Over 90,000 taxpayers have withdrawn wrongful tax deductions amounting to over ₹1000 crore, government sources said on Thursday.

“These assessees have paid additional taxes,” said a source. These incorrect deductions are claimed under Section 80C (deposit/investment in notified instruments), 80D (health insurance premium), 80E (interest paid on the Education loan availed for higher studies), 80G (donation to notified charitable institutions), 80GGB and 80GGC (donation to political parties/electoral trust) of the Income Tax Act.

“Wrongful deductions in their ITRs led to reduction of tax payable to the government,” said the source. Investigations revealed that such individuals are employees of PSUs, big corporations, MNCs, LLPs, private limited companies, and even government organisations and statutory bodies. “Verification has revealed that certain unscrupulous elements have misguided taxpayers for claim of incorrect deduction/refunds,” the source said.

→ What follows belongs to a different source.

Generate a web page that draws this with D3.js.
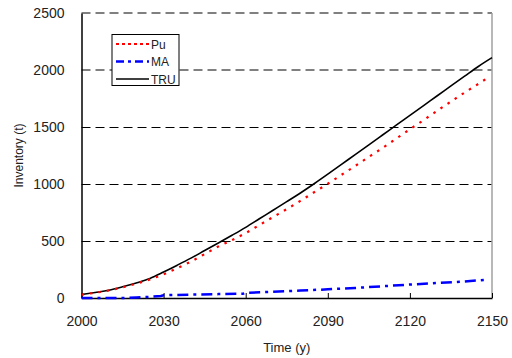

According to sources, individuals claiming wrongful deductions were working in the same companies.  

Mismatch in deductions

An investigation by the Central Board of Direct Taxes has further revealed insights w.r.t. fraudulent claims of deductions in the ITRs. Analysis of the information revealed a mismatch between total deductions under sections (u/s) 80GGB/80GGC claimed by taxpayers in their ITRs as against the total receipts shown by the donees in their ITRs. Similarly, deductions claimed u/s 80C, 80E, 80G also appear to be suspicious in nature.

“A list of common employers (i.e., TDS deductors) has been identified. The list has been identified keeping in mind the objective of reaching out to as many persons as possible who are suspected to have claimed bogus deductions u/s 80E, 80G, 80GGA, 80GGC and other deductions,” another source said.

He also said that the IT Department has been conducting outreach programmes with employers to spread awareness about the consequences of claiming incorrect deductions in the ITRs and corrective measures to rectify the errors of omission or commission.  “

As per the provisions of section 139(8A) of the Income Tax Act, 1961, tax payers can file updated returns on payment of some additional tax as prescribed under law rectifying the errors of omission or commission within two years from the end of the relevant assessment year,” he explained. This means for AY 2022-23, an updated return can be filed till March 31, 2025. However, some penalty will be levied. 

Meanwhile, the department has said that as announced in the Union Budget 2024-25, withdrawal of small value direct tax demands has benefitted over 77 lakh taxpayers with over 1.12 crore demands have been extinguished.